Now, here in this building where she has lived for most of those same 30 years, she says, of the new villain in the piece, her tummy:

“Well, Jerry, it [the focus of aggravation] shifted. One day I just happened to look down, and there it was.” A motion of the hand indicates the anatomical area that, to an unbiased visiting observer, is neither too large nor too anything except quite normally attractive. If you like women, you have to, generally speaking, like their stomachs.

“I’m 51,” Eve Ensler said. “My body started changing when I reached my 40s, and I got in a panic. I spent hours and hours and hours of my time on diet and exercise and clothes — every single thing that surrounds the stomach — and it wasn’t working!

“What I learned is, the more you’re obsessed, the more you’re obsessed. Which is why this beauty-industrial complex is such a thing of genius. It’s why women in this country are spending $40 million a year on beauty products.

“If you spend all your time and money on beauty products, you won’t be running the world. It’s a capitalistic distraction, and keeps women hooked on this hate-myself, consume, hate-myself, consume treadmill. If women actually loved their bodies, how much more energy and time and money we would have to enter into power in the world. Or, looked at another way, to get elected.”

From the play, Ensler speaking the words of Isabella Rossellini, actress, model, former Lancome spokesperson:

“I wasn’t meek in the photographs, no. I knew how to express assertiveness. I knew the glamour of strong women who did what they wanted to do. Like Kahlo, Magnani, like Callas. I could do that in the photographs.

“The corporation accepted it — until I got stronger than the cream they were selling to make women better. The cream is the star, they said, not Isabella Rossellini. They sent me so many flowers on my fortieth birthday, I knew I was dead.”

Fired at 40 — “at the height of her prime,” said pink-toed Ensler, “in fantastic shape.”

And still is, murmured the unbiased visiting observer.

“Hel-lo!” said Eve Ensler.

From the play, Ensler speaking the words of Helen Gurley Brown:

“ ,,, 7, 8, 9. Eve, dear, come in pussycat. Give me a second. 99, 100.” (Stops, sits up.) “Eighty years old, one hundred sit-ups twice a day. I’m down to 90 pounds. Another ten years, I’ll be down to nothing. But even then I won’t feel beautiful. I accept this terrible condition. It’s driven me to be disciplined and successful. Through Cosmo I’ve been able to help women everywhere … Everyone but me…

“Come on in, Eve, let’s get cozy. Help yourself to some pumpkin seeds, dear, they’re toasted … Don’t get things fixed, Eve, don’t do it. If you do, another thing always breaks down.”

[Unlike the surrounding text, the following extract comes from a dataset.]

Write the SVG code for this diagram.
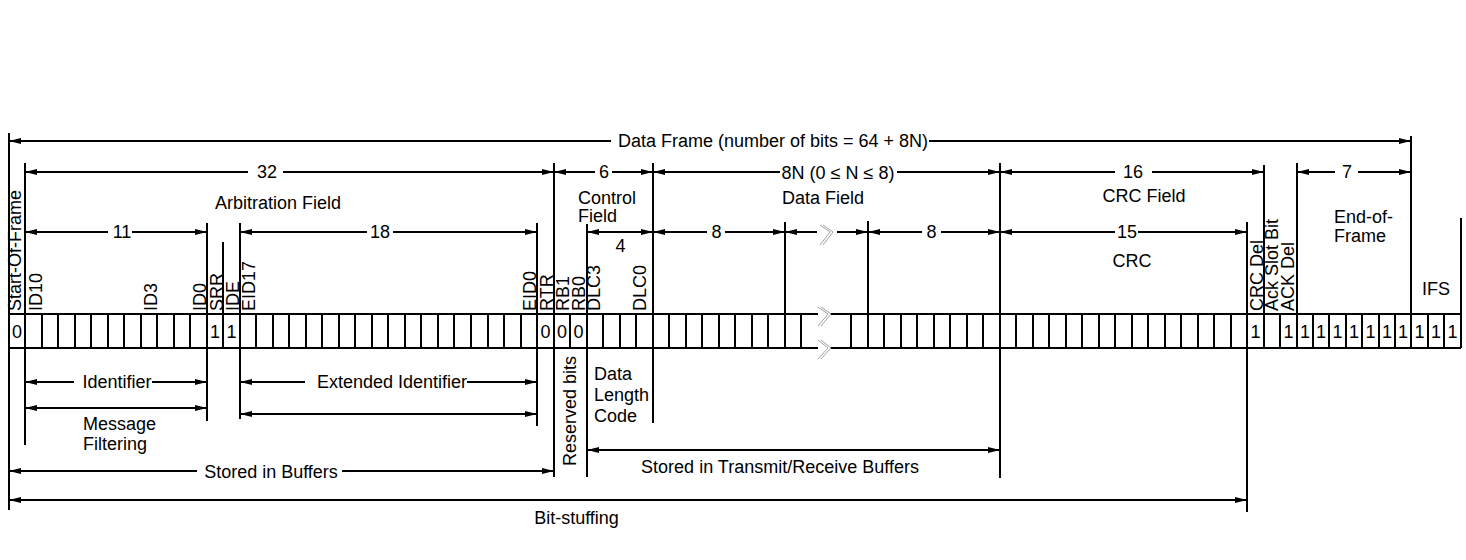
<svg xmlns="http://www.w3.org/2000/svg" width="1466" height="560" viewBox="0 0 1466 560">
<style>
.ln{stroke:#000;stroke-width:2;fill:none}
.ar{stroke:#000;stroke-width:2;fill:none}
.zz{stroke:#a0a0a0;stroke-width:1;fill:none}
text{font-family:"Liberation Sans",Arial,sans-serif;font-size:18px;fill:#000}
.m{text-anchor:middle}
.d{font-size:18px;text-anchor:middle}
</style>
<defs>
<marker id="ah" viewBox="0 0 12 6" refX="12" refY="3" markerWidth="12" markerHeight="6" markerUnits="userSpaceOnUse" orient="auto-start-reverse"><path d="M0,0 L12,3 L0,6 z" fill="#000"/></marker>
</defs>
<rect width="1466" height="560" fill="#fff"/>

<g id="bit-row">
<path class="ln" d="M9,314H818M830,314H1461M9,348H818M830,348H1461"/>
<path class="ln" d="M25,314V348M42,314V348M58,314V348M75,314V348M91,314V348M108,314V348M124,314V348M141,314V348M157,314V348M174,314V348M190,314V348M207,314V348M223,314V348M240,314V348M256,314V348M273,314V348M289,314V348M306,314V348M322,314V348M339,314V348M355,314V348M372,314V348M388,314V348M405,314V348M421,314V348M438,314V348M454,314V348M471,314V348M488,314V348M504,314V348M521,314V348M537,314V348M554,314V348M570,314V348M587,314V348M603,314V348M620,314V348M636,314V348M653,314V348M669,314V348M686,314V348M702,314V348M719,314V348M735,314V348M752,314V348M768,314V348M785,314V348M801,314V348M851,314V348M868,314V348M884,314V348M901,314V348M917,314V348M934,314V348M950,314V348M967,314V348M983,314V348M1000,314V348M1016,314V348M1033,314V348M1049,314V348M1066,314V348M1082,314V348M1099,314V348M1115,314V348M1132,314V348M1148,314V348M1165,314V348M1181,314V348M1198,314V348M1214,314V348M1231,314V348M1247,314V348M1264,314V348M1280,314V348M1297,314V348M1313,314V348M1329,314V348M1346,314V348M1362,314V348M1379,314V348M1395,314V348M1411,314V348M1428,314V348M1444,314V348"/>
<path class="zz" d="M818,307L828,314L818,326M821,307L831,314L821,326M818,340L828,348L818,359M821,340L831,348L821,359"/>
<text class="d" x="17" y="338">0</text>
<text class="d" x="215" y="338">1</text>
<text class="d" x="231.5" y="338">1</text>
<text class="d" x="545.5" y="338">0</text>
<text class="d" x="562" y="338">0</text>
<text class="d" x="578.5" y="338">0</text>
<text class="d" x="1255.5" y="338">1</text>
<text class="d" x="1288.5" y="338">1</text>
<text class="d" x="1305" y="338">1</text>
<text class="d" x="1321" y="338">1</text>
<text class="d" x="1337.5" y="338">1</text>
<text class="d" x="1354" y="338">1</text>
<text class="d" x="1370.5" y="338">1</text>
<text class="d" x="1387" y="338">1</text>
<text class="d" x="1403" y="338">1</text>
<text class="d" x="1419.5" y="338">1</text>
<text class="d" x="1436" y="338">1</text>
<text class="d" x="1452.5" y="338">1</text>
</g>

<g id="bit-labels">
<text x="21" y="311" transform="rotate(-90 21 311)">Start-Of-Frame</text>
<text x="41.5" y="311" transform="rotate(-90 41.5 311)">ID10</text>
<text x="156.5" y="311" transform="rotate(-90 156.5 311)">ID3</text>
<text x="206" y="311" transform="rotate(-90 206 311)">ID0</text>
<text x="222.5" y="311" transform="rotate(-90 222.5 311)">SRR</text>
<text x="239" y="311" transform="rotate(-90 239 311)">IDE</text>
<text x="255" y="311" transform="rotate(-90 255 311)">EID17</text>
<text x="536" y="311" transform="rotate(-90 536 311)">EID0</text>
<text x="553" y="311" transform="rotate(-90 553 311)">RTR</text>
<text x="569" y="311" transform="rotate(-90 569 311)">RB1</text>
<text x="585" y="311" transform="rotate(-90 585 311)">RB0</text>
<text x="600" y="311" transform="rotate(-90 600 311)">DLC3</text>
<text x="646" y="311" transform="rotate(-90 646 311)">DLC0</text>
<text x="1262.5" y="311" transform="rotate(-90 1262.5 311)">CRC Del</text>
<text x="1278" y="311" transform="rotate(-90 1278 311)">Ack Slot Bit</text>
<text x="1294" y="311" transform="rotate(-90 1294 311)">ACK Del</text>
</g>

<g id="field-labels">
<text class="m" x="773" y="147">Data Frame (number of bits = 64 + 8N)</text>
<text class="m" x="267" y="178">32</text>
<text class="m" x="278" y="209">Arbitration Field</text>
<text class="m" x="604" y="178">6</text>
<text x="578" y="204">Control</text>
<text x="578" y="222">Field</text>
<text class="m" x="620.5" y="252">4</text>
<text class="m" x="838" y="179">8N (0 ≤ N ≤ 8)</text>
<text class="m" x="823" y="204">Data Field</text>
<text class="m" x="716.5" y="238">8</text>
<text class="m" x="931.5" y="238">8</text>
<text class="m" x="1133" y="178">16</text>
<text class="m" x="1144" y="202">CRC Field</text>
<text class="m" x="1127" y="238">15</text>
<text class="m" x="1132" y="267">CRC</text>
<text class="m" x="1347" y="178">7</text>
<text x="1334" y="223">End-of-</text>
<text x="1334" y="242">Frame</text>
<text class="m" x="1436" y="295">IFS</text>
<text class="m" x="122" y="238">11</text>
<text class="m" x="380" y="238">18</text>
</g>

<g id="bottom-labels">
<text class="m" x="117" y="388">Identifier</text>
<text x="83" y="430">Message</text>
<text x="83" y="450">Filtering</text>
<text class="m" x="392" y="388">Extended Identifier</text>
<text class="m" x="271" y="478">Stored in Buffers</text>
<text x="576" y="466" transform="rotate(-90 576 466)">Reserved bits</text>
<text x="594" y="380">Data</text>
<text x="594" y="401">Length</text>
<text x="594" y="422">Code</text>
<text class="m" x="780" y="473">Stored in Transmit/Receive Buffers</text>
<text class="m" x="576.5" y="524">Bit-stuffing</text>
</g>

<g id="connectors">
<path class="ln" d="M9,133V510M25,163V445M207,223V421M223,242V314M240,223V419M537,223V426M554,163V477M587,224V477M653,163V423M785,222V314M868,221V314M1000,163V478M1247,222V512M1264,165V314M1297,163V314M1411,136V314M1461,218V348"/>
<path class="ar" d="M9,141H611" marker-start="url(#ah)"/>
<path class="ar" d="M929,141H1411" marker-end="url(#ah)"/>
<path class="ar" d="M25,172H248" marker-start="url(#ah)"/>
<path class="ar" d="M283,172H554" marker-end="url(#ah)"/>
<path class="ar" d="M554,172H595" marker-start="url(#ah)"/>
<path class="ar" d="M612,172H653" marker-end="url(#ah)"/>
<path class="ar" d="M653,172H780" marker-start="url(#ah)"/>
<path class="ar" d="M897,172H1000" marker-end="url(#ah)"/>
<path class="ar" d="M1000,172H1115" marker-start="url(#ah)"/>
<path class="ar" d="M1152,172H1264" marker-end="url(#ah)"/>
<path class="ar" d="M1297,172H1335" marker-start="url(#ah)"/>
<path class="ar" d="M1358,172H1411" marker-end="url(#ah)"/>
<path class="ar" d="M25,232H108" marker-start="url(#ah)"/>
<path class="ar" d="M132,232H207" marker-end="url(#ah)"/>
<path class="ar" d="M240,232H367" marker-start="url(#ah)"/>
<path class="ar" d="M393,232H537" marker-end="url(#ah)"/>
<path class="ar" d="M587,232H653" marker-start="url(#ah)" marker-end="url(#ah)"/>
<path class="ar" d="M653,232H707" marker-start="url(#ah)"/>
<path class="ar" d="M725,232H785" marker-end="url(#ah)"/>
<path class="ar" d="M785,232H817" marker-start="url(#ah)"/>
<path class="ar" d="M837,232H868" marker-end="url(#ah)"/>
<path class="zz" d="M820,225L830,232L820,245M823,225L833,232L823,245"/>
<path class="ar" d="M868,232H922" marker-start="url(#ah)"/>
<path class="ar" d="M941,232H1000" marker-end="url(#ah)"/>
<path class="ar" d="M1000,232H1115" marker-start="url(#ah)"/>
<path class="ar" d="M1138,232H1247" marker-end="url(#ah)"/>
<path class="ar" d="M25,382H74" marker-start="url(#ah)"/>
<path class="ar" d="M152,382H207" marker-end="url(#ah)"/>
<path class="ar" d="M25,408H207" marker-start="url(#ah)" marker-end="url(#ah)"/>
<path class="ar" d="M240,382H305" marker-start="url(#ah)"/>
<path class="ar" d="M467,382H537" marker-end="url(#ah)"/>
<path class="ar" d="M240,414H537" marker-start="url(#ah)" marker-end="url(#ah)"/>
<path class="ar" d="M9,471H197" marker-start="url(#ah)"/>
<path class="ar" d="M342,471H554" marker-end="url(#ah)"/>
<path class="ar" d="M587,450H1000" marker-start="url(#ah)" marker-end="url(#ah)"/>
<path class="ar" d="M9,500H1247" marker-start="url(#ah)" marker-end="url(#ah)"/>
</g>
</svg>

The apartment next door to Ensler’s own apartment is her office and the office of V-Day, the worldwide movement on behalf of women that was born, so to speak, out of the vagina of those monologues. In these seven years V-Day has raised $26 million to fight rape, incest, genital mutilation, domestic battery, and sexual battery everywhere in the world.

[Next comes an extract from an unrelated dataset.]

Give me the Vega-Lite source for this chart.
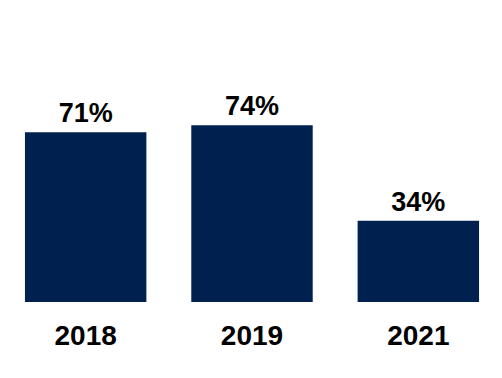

Five years ago, Ensler began a journal “of what my stomach was saying, and what I was saying to my stomach, back and forth. And as my work took me around the world, I would talk with women about what obsessed them.

“Out of this, I started to create monologues that fit the story I wanted to tell. And, yes, I wanted to perform this story in particular because it’s my own story, my own journey. Also because it is a play in many more ways than The Vagina Monologues.”

Director of The Good Body is Peter Askin, whose work had greatly impressed Ensler when she went to see Hedwig and the Angry Inch.

In Vagina Monologues she used to sit on a stool and read from cards. Now, on Broadway, at the Booth, no stool, no cards. As Geraldine Page once said to an intrusive civilian in another connection: That’s acting!